Among those folks were “Perfect Strangers” star Mark-Linn Baker, who happened to be performing at Shakespeare & Company in Lenox, Mass., and his spouse at the time, Adrianne Lobel.

“It was actually his wife who said, ‘Wait a minute. What about a Shakespeare dinner?’ And so I thought, that’s such an interesting idea. What did they eat back then? What did they talk about? And that whole dinner party sparked my first book, ‘Shakespeare’s Kitchen,'” Segan explains.

Subtitled “Renaissance Recipes for the Contemporary Cook” and published in 2003, the book presents biographies of and recipes from renowned chefs of the 16th and 17th centuries.

“I was having a ball every day going to the library and discovering those old cookbooks that were written back then, which not only were cookbooks but opened a window into personalities back then and what would a dinner party be like,” Segan says about the research process. “There was a book of jokes in the library, from like 1590, because the idea was when you come to dinner, you don’t just sit and eat. You’ve got to entertain your fellow diners.”

From there, it’s a short leap to the seemingly farcical lyrics of “Sing a Song of Sixpence.”

“There really was a recipe. It was basically the idea of dishes that are not necessarily edible, but they’re just supposed to be fun for the guests. And so the way the pie was, you blind bake the crust, then you put the live birds into the pie. But you don’t hurt the birds, because when the guest of honor cuts into the pie with a dull knife, the birds fly out,” Segan explains.

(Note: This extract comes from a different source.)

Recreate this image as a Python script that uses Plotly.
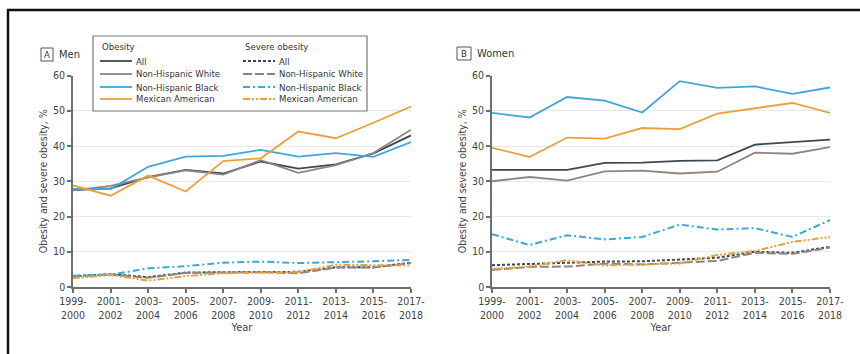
import plotly.graph_objects as go

W, H = 860, 354

periods = ["1999-<br>2000", "2001-<br>2002", "2003-<br>2004", "2005-<br>2006", "2007-<br>2008",
           "2009-<br>2010", "2011-<br>2012", "2013-<br>2014", "2015-<br>2016", "2017-<br>2018"]
y_ticks = [0, 10, 20, 30, 40, 50, 60]

groups = ["All", "Non-Hispanic White", "Non-Hispanic Black", "Mexican American"]

# Men - obesity
men_all = [27.5, 28.0, 31.2, 33.2, 32.2, 35.6, 33.6, 34.8, 37.9, 43.0]
men_white = [27.4, 28.7, 31.1, 33.1, 31.9, 36.0, 32.4, 34.6, 38.0, 44.6]
men_black = [27.8, 27.8, 34.1, 37.0, 37.2, 38.9, 37.0, 38.0, 36.9, 41.1]
men_mexican = [28.8, 25.9, 31.6, 27.1, 35.7, 36.5, 44.1, 42.2, 46.6, 51.2]
# Men - severe obesity
men_sev_all = [3.1, 3.6, 2.8, 4.1, 4.2, 4.3, 4.3, 5.6, 5.6, 6.9]
men_sev_white = [3.0, 3.6, 2.6, 4.0, 4.1, 4.2, 3.9, 5.5, 5.5, 6.8]
men_sev_black = [3.2, 3.5, 5.3, 5.9, 6.9, 7.2, 6.8, 7.0, 7.3, 7.7]
men_sev_mexican = [2.5, 3.4, 1.8, 3.1, 3.9, 4.0, 4.2, 6.3, 6.2, 6.1]

# Women - obesity
women_all = [33.2, 33.2, 33.2, 35.2, 35.3, 35.8, 35.9, 40.4, 41.1, 41.8]
women_white = [30.0, 31.2, 30.2, 32.8, 33.0, 32.2, 32.7, 38.1, 37.8, 39.7]
women_black = [49.4, 48.1, 53.9, 52.9, 49.5, 58.4, 56.5, 56.9, 54.8, 56.6]
women_mexican = [39.5, 36.9, 42.4, 42.1, 45.1, 44.8, 49.2, 50.8, 52.2, 49.4]
# Women - severe obesity
women_sev_all = [6.2, 6.5, 7.0, 7.2, 7.3, 7.8, 8.3, 10.0, 9.7, 11.4]
women_sev_white = [4.8, 5.7, 5.8, 6.6, 6.4, 7.0, 7.4, 9.7, 9.4, 11.2]
women_sev_black = [15.0, 11.9, 14.7, 13.5, 14.2, 17.7, 16.3, 16.7, 14.2, 19.0]
women_sev_mexican = [5.1, 5.8, 7.6, 6.1, 6.4, 6.7, 9.1, 10.2, 12.8, 14.2]

COLORS = ["#3e4852", "#8d8582", "#3ea7d8", "#e9a23b"]
SEV_DASH = ["3px,2px", "9px,3px", "7px,3px,2px,3px", "7px,2px,2px,2px,2px,2px"]
FONT = "'DejaVu Sans Condensed', 'Roboto Condensed', 'Liberation Sans Narrow', Roboto, sans-serif"
TXT = "#444444"

fig = go.Figure()

panels = [
    ("x", "y", [men_all, men_white, men_black, men_mexican],
     [men_sev_all, men_sev_white, men_sev_black, men_sev_mexican]),
    ("x2", "y2", [women_all, women_white, women_black, women_mexican],
     [women_sev_all, women_sev_white, women_sev_black, women_sev_mexican]),
]

for xa, ya, ob, sev in panels:
    for i, g in enumerate(groups):
        fig.add_trace(go.Scatter(x=periods, y=sev[i], mode="lines", xaxis=xa, yaxis=ya,
                                 name="Severe obesity: " + g, showlegend=False,
                                 line=dict(color=COLORS[i], width=2, dash=SEV_DASH[i])))
    for i, g in enumerate(groups):
        fig.add_trace(go.Scatter(x=periods, y=ob[i], mode="lines", xaxis=xa, yaxis=ya,
                                 name="Obesity: " + g, showlegend=False,
                                 line=dict(color=COLORS[i], width=1.8)))

def px_x(p):
    return p / W

def px_y(p):
    return 1 - p / H

xcommon = dict(type="category", categoryorder="array", categoryarray=periods, automargin=False,
               range=[0, 9], showgrid=False, showline=True, linecolor="#6e6e6e", linewidth=1.5,
               ticks="outside", ticklen=4, tickcolor="#6e6e6e", tickwidth=1.5,
               tickfont=dict(family=FONT, size=10.5, color=TXT), zeroline=False,
               title=dict(text="Year", font=dict(family=FONT, size=11, color=TXT), standoff=3))
ycommon = dict(range=[0, 60], tickvals=y_ticks, showgrid=True, gridcolor="#e8e8e8", gridwidth=1,
               showline=True, linecolor="#6e6e6e", linewidth=1.5, ticks="outside", ticklen=4,
               tickcolor="#6e6e6e", tickwidth=1.5, zeroline=False, automargin=False,
               tickfont=dict(family=FONT, size=10.5, color=TXT),
               title=dict(text="Obesity and severe obesity, %", font=dict(family=FONT, size=10.5, color=TXT),
                          standoff=3))

ydom = [px_y(287), px_y(75.5)]
fig.update_layout(
    width=W, height=H, margin=dict(l=0, r=0, t=0, b=0, pad=0, autoexpand=False),
    paper_bgcolor="white", plot_bgcolor="white", showlegend=False,
    xaxis=dict(domain=[px_x(73), px_x(411)], anchor="y", **xcommon),
    yaxis=dict(domain=ydom, anchor="x", **ycommon),
    xaxis2=dict(domain=[px_x(492), px_x(830)], anchor="y2", **xcommon),
    yaxis2=dict(domain=ydom, anchor="x2", **ycommon),
)

shapes = []
annotations = []
# outer frame
shapes.append(dict(type="rect", xref="paper", yref="paper", x0=px_x(8), x1=px_x(875), y0=px_y(10), y1=px_y(370),
                   line=dict(color="#111111", width=2.5), fillcolor="rgba(0,0,0,0)", layer="above"))

# panel labels
for (bx0, bx1, by0, by1, letter, title) in [(41, 53, 48, 61, "A", "Men"), (457, 471, 47, 60, "B", "Women")]:
    shapes.append(dict(type="rect", xref="paper", yref="paper", x0=px_x(bx0), x1=px_x(bx1),
                       y0=px_y(by1), y1=px_y(by0), line=dict(color="#555555", width=1), fillcolor="white"))
    annotations.append(dict(xref="paper", yref="paper", x=px_x((bx0 + bx1) / 2), y=px_y((by0 + by1) / 2),
                            text=letter, showarrow=False, xanchor="center", yanchor="middle",
                            font=dict(family=FONT, size=9.5, color="#333333")))
    annotations.append(dict(xref="paper", yref="paper", x=px_x(bx1 + 4), y=px_y((by0 + by1) / 2),
                            text=title, showarrow=False, xanchor="left", yanchor="middle",
                            font=dict(family=FONT, size=11, color="#333333")))

# legend box (manual, two columns)
shapes.append(dict(type="rect", xref="paper", yref="paper", x0=px_x(93), x1=px_x(367), y0=px_y(111), y1=px_y(36),
                   line=dict(color="#777777", width=1.2), fillcolor="white", layer="above"))
col_x = [100, 243]
headers = ["Obesity", "Severe obesity"]
row_y = [61, 74, 87, 99]
for c in range(2):
    annotations.append(dict(xref="paper", yref="paper", x=px_x(col_x[c]), y=px_y(47), text=headers[c],
                            showarrow=False, xanchor="left", yanchor="middle",
                            font=dict(family=FONT, size=9.5, color="#333333")))
    for i, g in enumerate(groups):
        shapes.append(dict(type="line", xref="paper", yref="paper", x0=px_x(col_x[c]), x1=px_x(col_x[c] + 32),
                           y0=px_y(row_y[i]), y1=px_y(row_y[i]), layer="above",
                           line=dict(color=COLORS[i], width=1.8,
                                     dash="solid" if c == 0 else SEV_DASH[i])))
        annotations.append(dict(xref="paper", yref="paper", x=px_x(col_x[c] + 34), y=px_y(row_y[i]), text=g,
                                showarrow=False, xanchor="left", yanchor="middle",
                                font=dict(family=FONT, size=9.5, color="#333333")))

fig.update_layout(shapes=shapes, annotations=annotations)
fig.write_html("out.html", config={"displayModeBar": False},
               post_script="document.body.style.margin='0';document.body.style.padding='0';")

Around that time, chocolate made its way across the Atlantic Ocean, and Europeans couldn’t get enough.

“They saw that it gave you energy, and all the health writers back then would write about how it was invigorating and made you more virile. And so chocolate was considered an aphrodisiac,” Segan says. “So it’s associated with Valentine’s Day for a reason, maybe.”

And it provides yet another possible answer to one of those “you know” inquiries.